== Given task ==
Make an exact copy of each entry, leaving out every picture.

>> BEGIN Supplied data

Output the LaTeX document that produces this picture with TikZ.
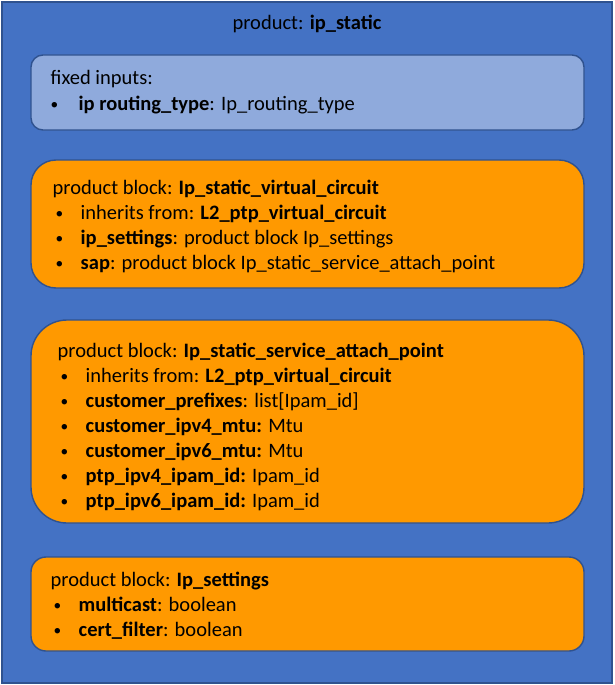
\documentclass[tikz,border=0pt]{standalone}
\usepackage{fontspec}
\setmainfont{Carlito}
\definecolor{prodblue}{HTML}{4472C4}
\definecolor{edgeblue}{HTML}{2F528F}
\definecolor{fixedblue}{HTML}{8FAADC}
\definecolor{blockorange}{HTML}{FF9900}
\newcommand{\listdot}{\raisebox{1pt}{\scalebox{0.75}{\textbullet}}}
\newcommand{\bul}{\hspace*{3pt}\makebox[25pt][l]{\listdot}}
\begin{document}
\begin{tikzpicture}[x=1pt, y=-1pt,
                    line width=1.4pt,
                    font=\fontsize{20.5}{25}\selectfont,
                    ]
    \tikzstyle{frame}=[rectangle,draw=edgeblue,fill=prodblue,inner sep=0pt,minimum width=610pt,minimum height=681pt]
    \tikzstyle{fixedbox}=[rectangle,draw=edgeblue,fill=fixedblue,inner sep=0pt,minimum width=553pt,rounded corners=12pt]
    \tikzstyle{blockbox}=[fixedbox,fill=blockorange]
    \tikzstyle{listtext}=[align=left,inner sep=0pt,anchor=base west]

    \useasboundingbox (0,0) rectangle (614,685);

    \node[frame] (product) at (307,342.5) {};
    \node[anchor=base] (title) at (307,30) {product: \textbf{ip\_static}};

    \node[fixedbox,minimum height=75pt] (fixed) at (307.5,92.5) {};
    \node[blockbox,minimum height=128pt,rounded corners=25pt] (vc) at (307.5,224) {};
    \node[blockbox,minimum height=203pt,rounded corners=36pt] (sap) at (307.5,421.5) {};
    \node[blockbox,minimum height=94pt,rounded corners=15pt] (settings) at (307.5,604) {};

    % base anchor = last line
    \node[listtext] (fixedtext) at (50,110) {fixed inputs:\\
        \makebox[28pt][l]{\listdot}\textbf{ip routing\_type}: Ip\_routing\_type};
    \node[listtext] (vctext) at (52,269) {product block: \textbf{Ip\_static\_virtual\_circuit}\\
        \bul inherits from: \textbf{L2\_ptp\_virtual\_circuit}\\
        \bul \textbf{ip\_settings}: product block Ip\_settings\\
        \bul \textbf{sap}: product block Ip\_static\_service\_attach\_point};
    \node[listtext] (saptext) at (57,507) {product block: \textbf{Ip\_static\_service\_attach\_point}\\
        \bul inherits from: \textbf{L2\_ptp\_virtual\_circuit}\\
        \bul \textbf{customer\_prefixes}: list[Ipam\_id]\\
        \bul \textbf{customer\_ipv4\_mtu:} Mtu\\
        \bul \textbf{customer\_ipv6\_mtu:} Mtu\\
        \bul \textbf{ptp\_ipv4\_ipam\_id:} Ipam\_id\\
        \bul \textbf{ptp\_ipv6\_ipam\_id:} Ipam\_id};
    \node[listtext] (settingstext) at (50,636) {product block: \textbf{Ip\_settings}\\
        \bul \textbf{multicast}: boolean\\
        \bul \textbf{cert\_filter}: boolean};
\end{tikzpicture}
\end{document}
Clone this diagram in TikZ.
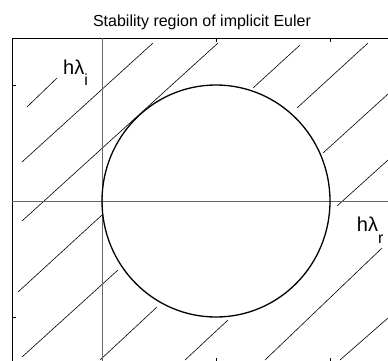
\documentclass[tikz,border=0pt]{standalone}
\usepackage{fontspec}
\setmainfont{Liberation Sans}

\begin{document}
\begin{tikzpicture}[x=1pt,y=-1pt,
  frame/.style={line width=0.8pt},
  axisline/.style={line width=0.8pt,draw=black!60},
  hatch/.style={line width=0.6pt},
  tick/.style={line width=0.6pt},
  circ/.style={line width=1.3pt},
  lbl/.style={font=\fontsize{20}{24}\selectfont,inner sep=0pt,anchor=base west}]
\clip (0,0) rectangle (388,360);

% --- hatching outside the circle --------------------------------------
\foreach \ax/\ay/\bx/\by in {27/107/57/78, 22/162/153/43, 22/221/218/43,
    18/292/102/215, 22/357/118/270, 253/88/300/45, 297/108/368/43,
    323/153/388/94, 337/206/388/160, 100/360/157/307, 185/360/228/320,
    265/360/382/248, 340/360/388/318}
  \draw[hatch] (\ax,\ay) -- (\bx,\by);

% --- axes box and ticks -----------------------------------------------
\draw[frame] (12,362) -- (12,38) -- (392,38) -- (392,362) -- cycle;
\foreach \ty in {85,317} {
  \draw[tick] (12,\ty) -- (16,\ty);
  \draw[tick] (392,\ty) -- (388,\ty);
}
\foreach \tx in {216,330} {
  \draw[tick] (\tx,38) -- (\tx,42);
  \draw[tick] (\tx,362) -- (\tx,358);
}

% --- real and imaginary axes ------------------------------------------
\coordinate (origin) at (102,201);
\draw[axisline] (12,201) -- (392,201);
\draw[axisline] (102,38) -- (102,362);

% --- unit circle around 1 ---------------------------------------------
\coordinate (centre) at (216,201);
\draw[circ] (centre) ellipse [x radius=114, y radius=116];

% --- labels -------------------------------------------------------------
\node[font=\fontsize{16}{19}\selectfont,anchor=base,inner sep=0pt] (title)
  at (202,26.7) {Stability region of implicit Euler};
\node[lbl] (imag) at (63,74) {hλ\raisebox{-11.5pt}{\fontsize{16}{18}\selectfont i}};
\node[lbl] (real) at (356.7,231.7) {hλ\raisebox{-11.5pt}{\fontsize{16}{18}\selectfont r}};
\end{tikzpicture}
\end{document}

>> END Supplied data

== Answer to this problem ==
Output the LaTeX document that produces this picture with TikZ.
\documentclass[tikz,border=0pt]{standalone}
\usepackage{fontspec}
\setmainfont{Carlito}
\definecolor{prodblue}{HTML}{4472C4}
\definecolor{edgeblue}{HTML}{2F528F}
\definecolor{fixedblue}{HTML}{8FAADC}
\definecolor{blockorange}{HTML}{FF9900}
\newcommand{\listdot}{\raisebox{1pt}{\scalebox{0.75}{\textbullet}}}
\newcommand{\bul}{\hspace*{3pt}\makebox[25pt][l]{\listdot}}
\begin{document}
\begin{tikzpicture}[x=1pt, y=-1pt,
                    line width=1.4pt,
                    font=\fontsize{20.5}{25}\selectfont,
                    ]
    \tikzstyle{frame}=[rectangle,draw=edgeblue,fill=prodblue,inner sep=0pt,minimum width=610pt,minimum height=681pt]
    \tikzstyle{fixedbox}=[rectangle,draw=edgeblue,fill=fixedblue,inner sep=0pt,minimum width=553pt,rounded corners=12pt]
    \tikzstyle{blockbox}=[fixedbox,fill=blockorange]
    \tikzstyle{listtext}=[align=left,inner sep=0pt,anchor=base west]

    \useasboundingbox (0,0) rectangle (614,685);

    \node[frame] (product) at (307,342.5) {};
    \node[anchor=base] (title) at (307,30) {product: \textbf{ip\_static}};

    \node[fixedbox,minimum height=75pt] (fixed) at (307.5,92.5) {};
    \node[blockbox,minimum height=128pt,rounded corners=25pt] (vc) at (307.5,224) {};
    \node[blockbox,minimum height=203pt,rounded corners=36pt] (sap) at (307.5,421.5) {};
    \node[blockbox,minimum height=94pt,rounded corners=15pt] (settings) at (307.5,604) {};

    % base anchor = last line
    \node[listtext] (fixedtext) at (50,110) {fixed inputs:\\
        \makebox[28pt][l]{\listdot}\textbf{ip routing\_type}: Ip\_routing\_type};
    \node[listtext] (vctext) at (52,269) {product block: \textbf{Ip\_static\_virtual\_circuit}\\
        \bul inherits from: \textbf{L2\_ptp\_virtual\_circuit}\\
        \bul \textbf{ip\_settings}: product block Ip\_settings\\
        \bul \textbf{sap}: product block Ip\_static\_service\_attach\_point};
    \node[listtext] (saptext) at (57,507) {product block: \textbf{Ip\_static\_service\_attach\_point}\\
        \bul inherits from: \textbf{L2\_ptp\_virtual\_circuit}\\
        \bul \textbf{customer\_prefixes}: list[Ipam\_id]\\
        \bul \textbf{customer\_ipv4\_mtu:} Mtu\\
        \bul \textbf{customer\_ipv6\_mtu:} Mtu\\
        \bul \textbf{ptp\_ipv4\_ipam\_id:} Ipam\_id\\
        \bul \textbf{ptp\_ipv6\_ipam\_id:} Ipam\_id};
    \node[listtext] (settingstext) at (50,636) {product block: \textbf{Ip\_settings}\\
        \bul \textbf{multicast}: boolean\\
        \bul \textbf{cert\_filter}: boolean};
\end{tikzpicture}
\end{document}
Clone this diagram in TikZ.
\documentclass[tikz,border=0pt]{standalone}
\usepackage{fontspec}
\setmainfont{Liberation Sans}

\begin{document}
\begin{tikzpicture}[x=1pt,y=-1pt,
  frame/.style={line width=0.8pt},
  axisline/.style={line width=0.8pt,draw=black!60},
  hatch/.style={line width=0.6pt},
  tick/.style={line width=0.6pt},
  circ/.style={line width=1.3pt},
  lbl/.style={font=\fontsize{20}{24}\selectfont,inner sep=0pt,anchor=base west}]
\clip (0,0) rectangle (388,360);

% --- hatching outside the circle --------------------------------------
\foreach \ax/\ay/\bx/\by in {27/107/57/78, 22/162/153/43, 22/221/218/43,
    18/292/102/215, 22/357/118/270, 253/88/300/45, 297/108/368/43,
    323/153/388/94, 337/206/388/160, 100/360/157/307, 185/360/228/320,
    265/360/382/248, 340/360/388/318}
  \draw[hatch] (\ax,\ay) -- (\bx,\by);

% --- axes box and ticks -----------------------------------------------
\draw[frame] (12,362) -- (12,38) -- (392,38) -- (392,362) -- cycle;
\foreach \ty in {85,317} {
  \draw[tick] (12,\ty) -- (16,\ty);
  \draw[tick] (392,\ty) -- (388,\ty);
}
\foreach \tx in {216,330} {
  \draw[tick] (\tx,38) -- (\tx,42);
  \draw[tick] (\tx,362) -- (\tx,358);
}

% --- real and imaginary axes ------------------------------------------
\coordinate (origin) at (102,201);
\draw[axisline] (12,201) -- (392,201);
\draw[axisline] (102,38) -- (102,362);

% --- unit circle around 1 ---------------------------------------------
\coordinate (centre) at (216,201);
\draw[circ] (centre) ellipse [x radius=114, y radius=116];

% --- labels -------------------------------------------------------------
\node[font=\fontsize{16}{19}\selectfont,anchor=base,inner sep=0pt] (title)
  at (202,26.7) {Stability region of implicit Euler};
\node[lbl] (imag) at (63,74) {hλ\raisebox{-11.5pt}{\fontsize{16}{18}\selectfont i}};
\node[lbl] (real) at (356.7,231.7) {hλ\raisebox{-11.5pt}{\fontsize{16}{18}\selectfont r}};
\end{tikzpicture}
\end{document}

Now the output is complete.